The most straight forward way to evaluate the performance visually is to generate (e.g. 10 samples) and compare them equally to the real time-series data.
t-SNE and PCA are two slightly more uncommon ways of evaluating performance, but they could help discovery insights by displaying clusters visually. For instance, using PCA, we can sample the original and generated data per class, cluster them in pairs and vizualize the distributions as seen below.
--To investigate how the models generalize as they are presented various latent-space inputs, we can by interpolation, manipulate the inputs to discover different but similar sequence generations. The examples below shows output sequences based on a given latent space from 10 different noise distributions with 200 spherical linear interpolation interpolations between each one. For setup and how to perform these interpolations, see the slerp.ipynb notebook.
Both models were trained on the same multi-harmonic dataset, consisting of 10 000 time series evenly distributed between 1-10 Hz. Using conditions/labels, we can manipulate (embed) the input latent space to make the generator output desired frequencies.
- Create unified 'model-registration-method' for training scripts
- Migrate model trainers to PyTorch Lightning
- Refactor LSMT to train with the new MultiHarmonicDataset
- Implementing IS and FID (using some kinda of 1-D classifier (e.g Incepetion v3 model but for 1-D?)

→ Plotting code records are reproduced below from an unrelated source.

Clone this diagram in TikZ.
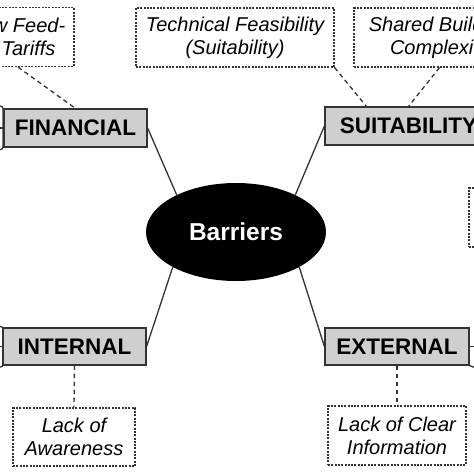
\documentclass[tikz,border=0pt]{standalone}
\usepackage{fontspec}
\setmainfont{Liberation Sans}
\usetikzlibrary{shapes.geometric}
\definecolor{boxgray}{HTML}{CFCFCF}
\definecolor{edgegray}{HTML}{333333}
\tikzset{
  catbox/.style={draw=edgegray, fill=boxgray, line width=1.2pt, inner sep=0pt,
    font=\fontsize{22.5}{27}\selectfont\bfseries},
  leafbox/.style={draw=edgegray, line width=1.2pt, dash pattern=on 2pt off 1.3pt,
    inner sep=0pt, align=center, font=\fontsize{20}{23}\selectfont\itshape},
  link/.style={draw=edgegray, line width=1.3pt},
  dlink/.style={draw=edgegray, line width=1.3pt, dash pattern=on 4.5pt off 3.5pt},
}
\begin{document}
\begin{tikzpicture}[x=1pt,y=-1pt]
\useasboundingbox (0,0) rectangle (474,474);
% centre
\node[ellipse, fill=black, minimum width=180pt, minimum height=98pt, inner sep=0pt,
  text=white, font=\fontsize{24.5}{28}\selectfont\bfseries] (bar) at (236,232) {Barriers};
% categories
\node[catbox, minimum width=143pt, minimum height=38pt] (fin) at (75.5,128) {FINANCIAL};
\node[catbox, minimum width=167pt, minimum height=38pt] (suit) at (408.5,126) {SUITABILITY};
\node[catbox, minimum width=143pt, minimum height=37pt] (int) at (74.5,346.5) {INTERNAL};
\node[catbox, minimum width=144pt, minimum height=37pt] (ext) at (397,346.5) {EXTERNAL};
% leaves
\node[leafbox, minimum width=112pt, minimum height=59pt] (feed) at (18,37) {Low Feed-\\in Tariffs};
\node[leafbox, minimum width=198pt, minimum height=59pt] (tech) at (235,37.5) {Technical Feasibility\\(Suitability)};
\node[leafbox, minimum width=171pt, minimum height=59pt] (shared) at (439.5,37.5) {Shared Building\\Complexity};
\node[leafbox, minimum width=100pt, minimum height=59pt] (rbox) at (519,217.5) {};
\node[leafbox, minimum width=122pt, minimum height=58pt] (aware) at (74,437) {Lack of\\Awareness};
\node[leafbox, minimum width=138pt, minimum height=59pt] (info) at (397,435.5) {Lack of Clear\\Information};
% solid connectors
\draw[link] (fin.east) -- (bar.148);
\draw[link] (suit.west) -- (bar.32);
\draw[link] (int.east) -- (bar.209);
\draw[link] (ext.west) -- (bar.331);
% dashed connectors
\draw[dlink] (feed.south) -- (fin.north);
\draw[dlink] (tech.south east) -- ([xshift=42pt]suit.north west);
\draw[dlink] (shared.south) -- (suit.north);
\draw[dlink] (int.south) -- (aware.north);
\draw[dlink] (ext.south) -- (info.north);
% partial connectors at the edges
\coordinate (finL) at (-8,128);
\coordinate (intL) at (-8,346.5);
\draw[link, rounded corners=2.5pt] (-8,106) -- (3,106) -- (3,149.5) -- (-8,149.5);
\draw[link] (finL) -- (fin.west);
\draw[link, rounded corners=2.5pt] (-8,326.5) -- (3,326.5) -- (3,367) -- (-8,367);
\draw[link] (intL) -- (int.west);
\coordinate (extR) at (484,346.5);
\coordinate (extR2) at (484,371);
\draw[link] (ext.east) -- (extR);
\draw[link] (ext.south east) -- (extR2);
\end{tikzpicture}
\end{document}
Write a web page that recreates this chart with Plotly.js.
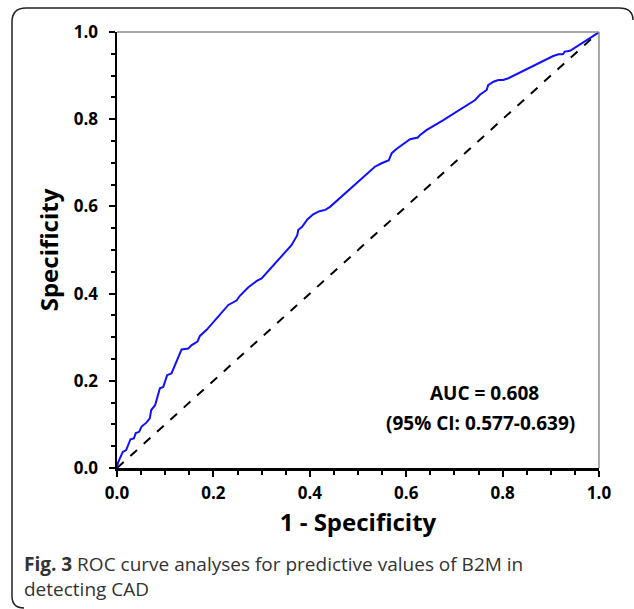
<!DOCTYPE html>
<html>
<head>
<meta charset="utf-8">
<script src="https://cdn.plot.ly/plotly-3.0.1.min.js"></script>
<style>
  html, body { margin: 0; padding: 0; background: #fff; }
  #chart { width: 634px; height: 609px; }
</style>
</head>
<body>
<div id="chart"></div>
<script>
// ROC curve data (1 - Specificity vs Specificity as labelled in the figure)
const fpr = [0, 0.002, 0.006, 0.012, 0.019, 0.022, 0.028, 0.035, 0.039, 0.046, 0.051, 0.061, 0.068, 0.071, 0.079, 0.089, 0.096, 0.104, 0.113, 0.134, 0.148, 0.155, 0.167, 0.172, 0.186, 0.231, 0.248, 0.255, 0.272, 0.290, 0.300, 0.362, 0.374, 0.376, 0.384, 0.395, 0.407, 0.420, 0.432, 0.442, 0.483, 0.535, 0.549, 0.564, 0.570, 0.579, 0.608, 0.624, 0.629, 0.642, 0.677, 0.743, 0.753, 0.767, 0.770, 0.781, 0.791, 0.801, 0.812, 0.905, 0.916, 0.925, 0.929, 0.940, 0.998, 1.0];
const tpr = [0, 0.012, 0.022, 0.037, 0.041, 0.049, 0.066, 0.068, 0.080, 0.083, 0.095, 0.104, 0.114, 0.133, 0.144, 0.183, 0.186, 0.213, 0.217, 0.272, 0.274, 0.282, 0.290, 0.303, 0.317, 0.374, 0.384, 0.395, 0.414, 0.429, 0.435, 0.511, 0.534, 0.546, 0.553, 0.570, 0.582, 0.589, 0.592, 0.599, 0.640, 0.691, 0.699, 0.706, 0.722, 0.731, 0.754, 0.758, 0.764, 0.775, 0.798, 0.844, 0.856, 0.867, 0.878, 0.886, 0.890, 0.890, 0.894, 0.945, 0.949, 0.949, 0.955, 0.957, 0.998, 1.0];
const refX = [0, 1];
const refY = [0, 1];
const tickVals = [0, 0.2, 0.4, 0.6, 0.8, 1.0];
const tickLabels = ["0.0", "0.2", "0.4", "0.6", "0.8", "1.0"];
const xTitle = "1 - Specificity";
const yTitle = "Specificity";
const aucText = "AUC = 0.608";
const ciText = "(95% CI: 0.577-0.639)";
const captionHtml = "<b>Fig. 3</b> ROC curve analyses for predictive values of B2M in<br>detecting CAD";

// layout geometry (pixels)
const W = 634, H = 609;
const L = 117, R = 599, T = 32, B = 468;
const px = v => (v - L) / (R - L);
const py = v => (B - v) / (B - T);

const fontFam = "'Open Sans', 'Noto Sans', sans-serif";

const traces = [
  {
    x: refX, y: refY, type: 'scatter', mode: 'lines',
    line: { color: '#000000', width: 2, dash: 'dash' },
    hoverinfo: 'skip', showlegend: false
  },
  {
    x: fpr, y: tpr, type: 'scatter', mode: 'lines',
    line: { color: '#1010ff', width: 2 },
    showlegend: false
  }
];

const axisCommon = {
  range: [0, 1],
  tickmode: 'array',
  tickvals: tickVals,
  ticktext: tickLabels,
  ticks: 'outside',
  ticklen: 6,
  tickwidth: 2,
  tickcolor: '#000',
  showline: true,
  linecolor: '#000',
  linewidth: 2.5,
  showgrid: false,
  zeroline: false,
  fixedrange: true,
  tickfont: { family: fontFam, size: 17, color: '#000', weight: 'bold' },
  minor: { dtick: 0.05, tick0: 0, ticks: 'outside', ticklen: 4, tickwidth: 2, tickcolor: '#000', showgrid: false }
};

const framePath = 'M ' + px(24) + ' ' + py(608) +
  ' Q ' + px(12) + ' ' + py(608) + ' ' + px(12) + ' ' + py(596) +
  ' L ' + px(12) + ' ' + py(22) +
  ' Q ' + px(12) + ' ' + py(8) + ' ' + px(26) + ' ' + py(8) +
  ' L ' + px(619) + ' ' + py(8) +
  ' Q ' + px(633) + ' ' + py(8) + ' ' + px(633) + ' ' + py(20);

const layout = {
  width: W, height: H,
  margin: { l: L, r: W - R, t: T, b: H - B, pad: 0 },
  paper_bgcolor: '#ffffff',
  plot_bgcolor: '#ffffff',
  showlegend: false,
  xaxis: Object.assign({}, axisCommon, {
    ticklabelstandoff: 2,
    title: { text: xTitle, font: { family: fontFam, size: 24, color: '#000', weight: 'bold' }, standoff: 12 },
    automargin: false
  }),
  yaxis: Object.assign({}, axisCommon, {
    ticklabelstandoff: 7,
    title: { text: yTitle, font: { family: fontFam, size: 24, color: '#000', weight: 'bold' }, standoff: 9 },
    automargin: false
  }),
  shapes: [
    { type: 'line', xref: 'paper', yref: 'paper', x0: 0, x1: 1, y0: 1, y1: 1, line: { color: '#8c8c8c', width: 1.5 } },
    { type: 'line', xref: 'paper', yref: 'paper', x0: 1, x1: 1, y0: 0, y1: 1, line: { color: '#8c8c8c', width: 1.5 } },
    { type: 'path', xref: 'paper', yref: 'paper', path: framePath, line: { color: '#222', width: 1.5 } }
  ],
  annotations: [
    { xref: 'x', yref: 'y', x: 0.763, y: 0.172, text: aucText, showarrow: false,
      font: { family: fontFam, size: 19, color: '#000', weight: 'bold' }, xanchor: 'center', yanchor: 'middle' },
    { xref: 'x', yref: 'y', x: 0.755, y: 0.104, text: ciText, showarrow: false,
      font: { family: fontFam, size: 19, color: '#000', weight: 'bold' }, xanchor: 'center', yanchor: 'middle' },
    { xref: 'paper', yref: 'paper', x: px(22), y: py(549), text: captionHtml, showarrow: false,
      align: 'left', xanchor: 'left', yanchor: 'top',
      font: { family: fontFam, size: 19, color: '#333' } }
  ]
};

Plotly.newPlot('chart', traces, layout, { displayModeBar: false, staticPlot: true });
</script>
</body>
</html>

- Experiment with training / evaluating models using TSTR or TRTS.
- Experiment with other datasets (e.g. synthetic, real, etc.)
- Experiment with other evaluation metrics for GANs.
- Experiment with subtracting some gaussian, and looking at the residuals.
- Experiment with other evaluation metrics for GANs.
- Refactor certain components of the application, and remove unnecessary/unused methods.
- Experiment with different types of generated time-series (e.g. gaussian process, pseudo-periodic, auto-regressive, etc.)